МИХАИЛ ГОРБУНОВ
ЗЕМЛЯ. СОЛНЦЕ. ХЛЕБ.
К 50-летию со дня рождения Владимира СТОЖАРОВА
Лет двадцать назад на одной из московских выставок я увидел пейзаж и тут же почувствовал, как забилось под левым ребром — сладко и счастливо.
Наконец-то! Было такое ощущение, что я долго искал что-то очень дорогое мне, знал, интуитивно предугадывал, что оно есть, и искал, и вот теперь нашел, и мне будет легче жить на земле.
Текли и текли минуты, а я не мог отойти от картины, погружался и погружался в нее, не слыша приглушенного говора передвигающихся по выставке толп, будто то, что я видел, принадлежало мне одному.
Годы заштриховали в памяти какие-то детали пейзажа, но цельно весь он стоит перед глазами — серо-серебристый и густокоричневый забор с оплывающим по нему скупым солнцем, рубленые избы на берегу, еще не успевшая осветлиться весенняя вода... И все... Крохотный кусочек северного рыбацкого села, одного из сотен подобных ему.
Что же могло поразить мое воображение?
Тогда я не смог бы ответить на этот вопрос. Я не могу ответить на него и сейчас, ибо в таком случае мне нужно было бы разгадать тайну самой поэзии, ее великой благодатной силы... Знаю только одно: мне не хватало именно этого пейзажа, сердеч- ного толчка тому, что смутно жило во мне. Я понял, что уже не могу существовать без того, что увидел живописец. И Север властно позвал меня.
Были плоты на Северной Двине, идущие вровень с водой, косо поставившие голубые дымки очагов, были деревянные церковки на Пинеге, синяя вода и серебряные камни Беломорья, были простые, красивые люди и тихие беседы с ними в белые ночи... И сейчас мне трудно даже вообразить, чтобы этого всего не было в моей судьбе, потому что было, может быть, главное, что должно было быть... Как знать!
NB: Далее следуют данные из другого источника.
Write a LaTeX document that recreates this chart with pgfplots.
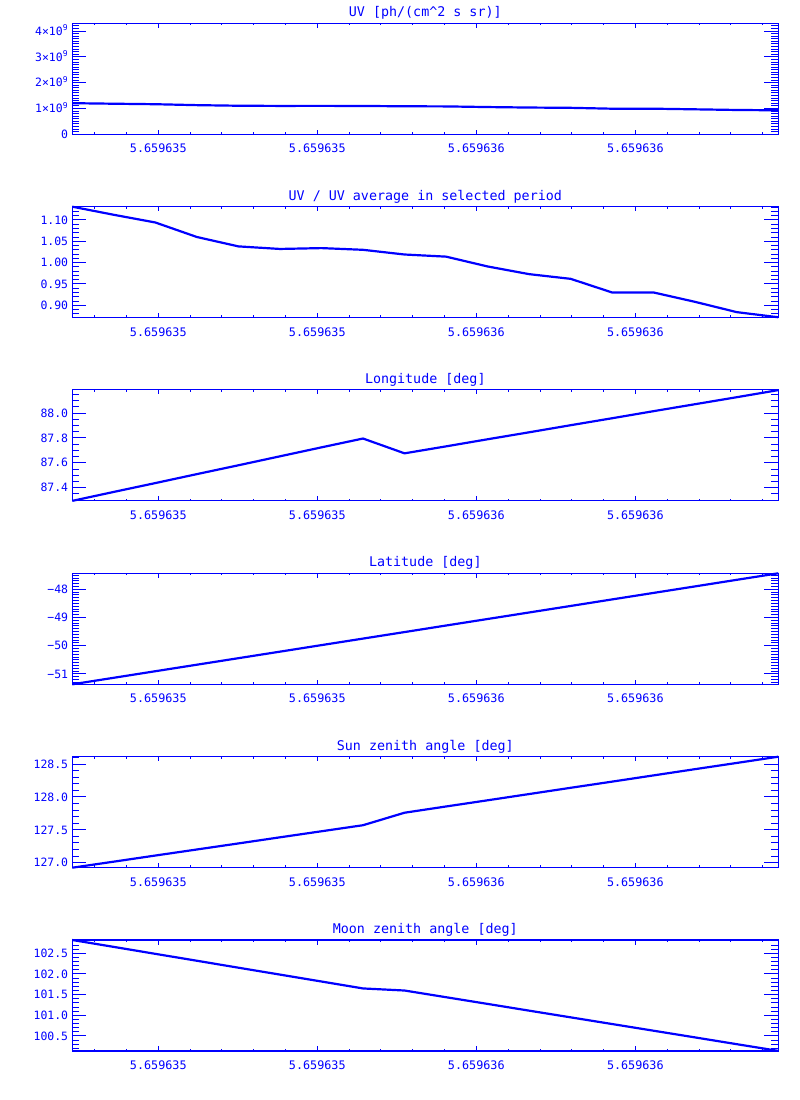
\documentclass[border=0pt]{standalone}
\usepackage{pgfplots}
\pgfplotsset{compat=1.18}
\usepackage{fontspec}
\setmainfont{DejaVu Sans Mono}
\definecolor{idl}{RGB}{0,0,255}

\pgfplotsset{
  idlbox/.style={
    scale only axis, width=706bp, height=111bp,
    anchor=south west,
    xmin=0, xmax=17,
    axis line style={draw=idl, line width=1bp},
    tick style={draw=idl, line width=1bp},
    tick align=inside,
  },
  % long y ticks, the data and the title
  ypanel/.style={
    idlbox, clip=false,
    xtick=\empty,
    major tick length=14bp, minor tick length=7bp,
    scaled y ticks=false,
    yticklabel style={font=\fontsize{11.5}{13}\selectfont, text=idl,
      anchor=base east, inner sep=0pt, xshift=-4bp, yshift=-4.2bp},
    every axis title/.style={at={(0.5,1)}, anchor=base, yshift=6.5bp,
      font=\fontsize{13.4}{15}\selectfont, text=idl},
  },
  % short x ticks, drawn over the same box
  xpanel/.style={
    idlbox, ymin=0, ymax=1, ytick=\empty,
    major tick length=4.5bp, minor tick length=2.2bp,
    xtick={2.071,5.899,9.728,13.557},
    xticklabels={5.659635,5.659635,5.659636,5.659636},
    minor xtick={0.539,1.305,...,16.7},
    xticklabel style={font=\fontsize{11.8}{13}\selectfont, text=idl,
      anchor=base, yshift=-18.5bp},
  },
}

\begin{document}
\begin{tikzpicture}
\useasboundingbox (0,0) rectangle (800bp,1100bp);

% UV, in units of 1e9
\begin{axis}[ypanel, at={(72.3bp,965.7bp)},
  ymin=0, ymax=4.3,
  ytick={0,1,2,3,4},
  yticklabels={0,1×10\textsuperscript{9},2×10\textsuperscript{9},3×10\textsuperscript{9},4×10\textsuperscript{9}},
  minor ytick={0,0.1,...,4.3},
  title={UV [ph/(cm\^{}2 s sr)]}]
\addplot[idl, line width=2.2bp] coordinates {
 (0,1.205) (1,1.184) (2,1.165) (3,1.129) (4,1.106) (5,1.099)
 (6,1.101) (7,1.097) (8,1.085) (9,1.080) (10,1.055) (11,1.036)
 (12,1.025) (13,0.991) (14,0.991) (15,0.967) (16,0.942) (17,0.929)};
\end{axis}
\begin{axis}[xpanel, at={(72.3bp,965.7bp)}]\end{axis}

% UV / average
\begin{axis}[ypanel, at={(72.3bp,782.3bp)},
  ymin=0.871, ymax=1.131,
  ytick={0.90,0.95,1.00,1.05,1.10},
  yticklabels={0.90,0.95,1.00,1.05,1.10},
  minor ytick={0.88,0.89,...,1.135},
  title={UV / UV average in selected period}]
\addplot[idl, line width=2.2bp] coordinates {
 (0,1.131) (1,1.112) (2,1.094) (3,1.060) (4,1.038) (5,1.032)
 (6,1.034) (7,1.030) (8,1.019) (9,1.014) (10,0.991) (11,0.973)
 (12,0.962) (13,0.930) (14,0.930) (15,0.908) (16,0.884) (17,0.872)};
\end{axis}
\begin{axis}[xpanel, at={(72.3bp,782.3bp)}]\end{axis}

% Longitude
\begin{axis}[ypanel, at={(72.3bp,599bp)},
  ymin=87.293, ymax=88.185,
  ytick={87.4,87.6,87.8,88.0},
  yticklabels={87.4,87.6,87.8,88.0},
  minor ytick={87.3,87.35,...,88.19},
  title={Longitude [deg]}]
\addplot[idl, line width=2.2bp] coordinates {
 (0,87.294) (1,87.366) (2,87.437) (3,87.509) (4,87.580) (5,87.652)
 (6,87.724) (7,87.795) (8,87.676) (9,87.732) (10,87.789) (11,87.845)
 (12,87.902) (13,87.958) (14,88.015) (15,88.071) (16,88.127) (17,88.184)};
\end{axis}
\begin{axis}[xpanel, at={(72.3bp,599bp)}]\end{axis}

% Latitude
\begin{axis}[ypanel, at={(72.3bp,415.7bp)},
  ymin=-51.365, ymax=-47.433,
  ytick={-51,-50,-49,-48},
  yticklabels={−51,−50,−49,−48},
  minor ytick={-51.3,-51.2,...,-47.45},
  title={Latitude [deg]}]
\addplot[idl, line width=2.2bp] coordinates {
 (0,-51.365) (1,-51.134) (2,-50.902) (3,-50.671) (4,-50.440) (5,-50.209)
 (6,-49.977) (7,-49.746) (8,-49.515) (9,-49.283) (10,-49.052) (11,-48.821)
 (12,-48.590) (13,-48.358) (14,-48.127) (15,-47.896) (16,-47.664) (17,-47.433)};
\end{axis}
\begin{axis}[xpanel, at={(72.3bp,415.7bp)}]\end{axis}

% Sun zenith angle
\begin{axis}[ypanel, at={(72.3bp,232.3bp)},
  ymin=126.924, ymax=128.612,
  ytick={127.0,127.5,128.0,128.5},
  yticklabels={127.0,127.5,128.0,128.5},
  minor ytick={127.0,127.1,...,128.61},
  title={Sun zenith angle [deg]}]
\addplot[idl, line width=2.2bp] coordinates {
 (0,126.924) (1,127.016) (2,127.109) (3,127.201) (4,127.293) (5,127.386)
 (6,127.478) (7,127.570) (8,127.760) (9,127.855) (10,127.949) (11,128.044)
 (12,128.139) (13,128.233) (14,128.328) (15,128.423) (16,128.517) (17,128.612)};
\end{axis}
\begin{axis}[xpanel, at={(72.3bp,232.3bp)}]\end{axis}

% Moon zenith angle
\begin{axis}[ypanel, at={(72.3bp,49bp)},
  ymin=100.137, ymax=102.822,
  ytick={100.5,101.0,101.5,102.0,102.5},
  yticklabels={100.5,101.0,101.5,102.0,102.5},
  minor ytick={100.2,100.3,...,102.81},
  title={Moon zenith angle [deg]}]
\addplot[idl, line width=2.2bp] coordinates {
 (0,102.822) (1,102.655) (2,102.487) (3,102.320) (4,102.152) (5,101.985)
 (6,101.818) (7,101.650) (8,101.600) (9,101.438) (10,101.276) (11,101.113)
 (12,100.951) (13,100.789) (14,100.627) (15,100.465) (16,100.302) (17,100.140)};
\end{axis}
\begin{axis}[xpanel, at={(72.3bp,49bp)}]\end{axis}

\end{tikzpicture}
\end{document}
Под тем пейзажем стояла подпись — Стожаров.
Я не знаю художника, чей облик, сама человеческая суть были бы так слитны с его делом.
Впервые мы встретились с ним в его мастерской, одно окно которой выходит на Москву-реку, на Нескучный сад. Была весна. Освободившаяся ото льда вода темно и чешуйчато рябила под ветром, высокий противоположный берег проступал в сером небе клубами лиловатых, еле-еле подернутых зеленою дымкою воздушных деревьев. И мастерская была наполнена запахами весенней земли, воды, ветра, и, будоража, пахло красками, дальними далями, и большая комната была краешком этих далей, оазисом его, Стожарова, обетованной земли,— вся она была заставлена туесами, братинами, сулеями, прялками, вальками, и сам хозяин мастерской, в рубахе, распахнутой на крепкой груди,- со своим оживленным лицом, с открывающими высокий лоб кудрявящимися волосами, с озорнинкой в светлых глазах и на губах, прячущихся в простецкие усы, больше походил на русского мастерового человека, нежели на именитого столичного художника.
Не ради моды, пошедшей с некоторых пор на изделия древних русских ремесел, было собрано все это в мастерской, но и не только ради утилитарного назначения — обычной натуры для многих стожаровских натюрмортов. Художник жил ими, они помогали ему проникать в вящую, сердцевинную суть народной культуры, без которой Стожаров не был бы Стожаровым с его. чутким осязанием современности. Без всего этого, наверное, не было бы «Села Андрейкова», «Приезда на слет колхозников-передовиков», портрета рязанской телятницы В. Шурши-линой....
Современность всегда осмысливалась художником в ее корневых связях с историей. И эта связь жила в нем самом — просто и естественно, как живет в человеке его сердце.
Искусство Стожарова поражает не трагедийным накалом страстей, не разгулом слепых стихий. Иной раз уловленные художниками апофеозные высверки бытия человека и природы воздействуют на наше сознание своей очевидной значительностью, эффект уже как бы предопределен.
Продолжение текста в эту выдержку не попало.